-- The problem --
Reproduce every line of the material below, but drop the pictures.

-- Dataset section --
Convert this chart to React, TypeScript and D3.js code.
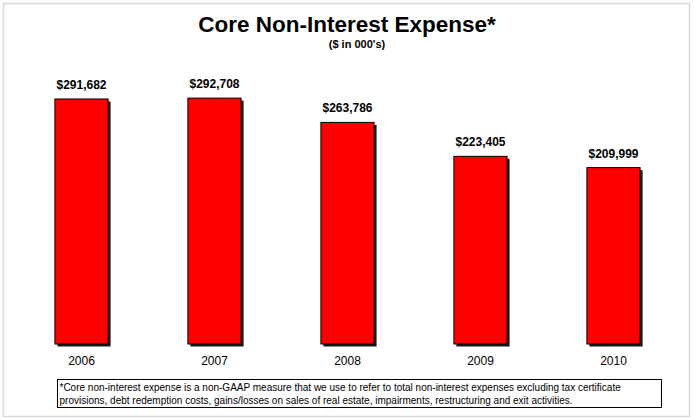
import React from "react";
import * as d3 from "d3";

const years = ["2006", "2007", "2008", "2009", "2010"];
const values = [291682, 292708, 263786, 223405, 209999];
const valueLabels = ["$291,682", "$292,708", "$263,786", "$223,405", "$209,999"];
const titleText = "Core Non-Interest Expense*";
const subtitleText = "($ in 000's)";
const footnoteLines = [
  "*Core non-interest expense is a non-GAAP measure that we use to refer to total non-interest expenses excluding tax certificate",
  "provisions, debt redemption costs, gains/losses on sales of real estate, impairments, restructuring and exit activities.",
];

const W = 695;
const H = 420;
const FONT = "Arial, 'Liberation Sans', Helvetica, sans-serif";

export default function App() {
  const x = d3.scaleBand<string>().domain(years).range([15, 680]).paddingInner(0.6).paddingOuter(0.3);
  const y = d3.scaleLinear().domain([0, 350000]).range([344, 50]);
  const bw = x.bandwidth();

  return (
    <svg
      width={W}
      height={H}
      style={{ position: "absolute", left: 0, top: 0, background: "#fff" }}
      fontFamily={FONT}
    >
      <rect x={0} y={0} width={W} height={H} fill="#fff" />
      <rect x={3.5} y={3.5} width={686} height={413} fill="#fff" stroke="#d9d9d9" strokeWidth={1.5} />
      <text x={347} y={32} textAnchor="middle" fontSize={22.5} fontWeight="bold" fill="#000">
        {titleText}
      </text>
      <text x={357} y={48} textAnchor="middle" fontSize={11} fontWeight="bold" fill="#000">
        {subtitleText}
      </text>
      {years.map((yr, i) => {
        const bx = x(yr)!;
        const top = y(values[i]);
        const h = y(0) - top;
        return (
          <g key={yr}>
            <rect x={bx + 2.5} y={top + 2.5} width={bw} height={h} fill="#1a1a1a" />
            <rect x={bx} y={top} width={bw} height={h} fill="#ff0000" stroke="#000" strokeWidth={1} />
            <text x={bx + bw / 2} y={top - 10} textAnchor="middle" fontSize={12} fontWeight="bold" fill="#000">
              {valueLabels[i]}
            </text>
            <text x={bx + bw / 2} y={365} textAnchor="middle" fontSize={12} fill="#000">
              {yr}
            </text>
          </g>
        );
      })}
      <rect x={57.5} y={379.5} width={604} height={28} fill="#fff" stroke="#000" strokeWidth={1} />
      {footnoteLines.map((l, i) => (
        <text key={i} x={59.5} y={390.5 + i * 13} fontSize={10} fill="#000">
          {l}
        </text>
      ))}
    </svg>
  );
}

-- Task solution --
Convert this chart to React, TypeScript and D3.js code.
import React from "react";
import * as d3 from "d3";

const years = ["2006", "2007", "2008", "2009", "2010"];
const values = [291682, 292708, 263786, 223405, 209999];
const valueLabels = ["$291,682", "$292,708", "$263,786", "$223,405", "$209,999"];
const titleText = "Core Non-Interest Expense*";
const subtitleText = "($ in 000's)";
const footnoteLines = [
  "*Core non-interest expense is a non-GAAP measure that we use to refer to total non-interest expenses excluding tax certificate",
  "provisions, debt redemption costs, gains/losses on sales of real estate, impairments, restructuring and exit activities.",
];

const W = 695;
const H = 420;
const FONT = "Arial, 'Liberation Sans', Helvetica, sans-serif";

export default function App() {
  const x = d3.scaleBand<string>().domain(years).range([15, 680]).paddingInner(0.6).paddingOuter(0.3);
  const y = d3.scaleLinear().domain([0, 350000]).range([344, 50]);
  const bw = x.bandwidth();

  return (
    <svg
      width={W}
      height={H}
      style={{ position: "absolute", left: 0, top: 0, background: "#fff" }}
      fontFamily={FONT}
    >
      <rect x={0} y={0} width={W} height={H} fill="#fff" />
      <rect x={3.5} y={3.5} width={686} height={413} fill="#fff" stroke="#d9d9d9" strokeWidth={1.5} />
      <text x={347} y={32} textAnchor="middle" fontSize={22.5} fontWeight="bold" fill="#000">
        {titleText}
      </text>
      <text x={357} y={48} textAnchor="middle" fontSize={11} fontWeight="bold" fill="#000">
        {subtitleText}
      </text>
      {years.map((yr, i) => {
        const bx = x(yr)!;
        const top = y(values[i]);
        const h = y(0) - top;
        return (
          <g key={yr}>
            <rect x={bx + 2.5} y={top + 2.5} width={bw} height={h} fill="#1a1a1a" />
            <rect x={bx} y={top} width={bw} height={h} fill="#ff0000" stroke="#000" strokeWidth={1} />
            <text x={bx + bw / 2} y={top - 10} textAnchor="middle" fontSize={12} fontWeight="bold" fill="#000">
              {valueLabels[i]}
            </text>
            <text x={bx + bw / 2} y={365} textAnchor="middle" fontSize={12} fill="#000">
              {yr}
            </text>
          </g>
        );
      })}
      <rect x={57.5} y={379.5} width={604} height={28} fill="#fff" stroke="#000" strokeWidth={1} />
      {footnoteLines.map((l, i) => (
        <text key={i} x={59.5} y={390.5 + i * 13} fontSize={10} fill="#000">
          {l}
        </text>
      ))}
    </svg>
  );
}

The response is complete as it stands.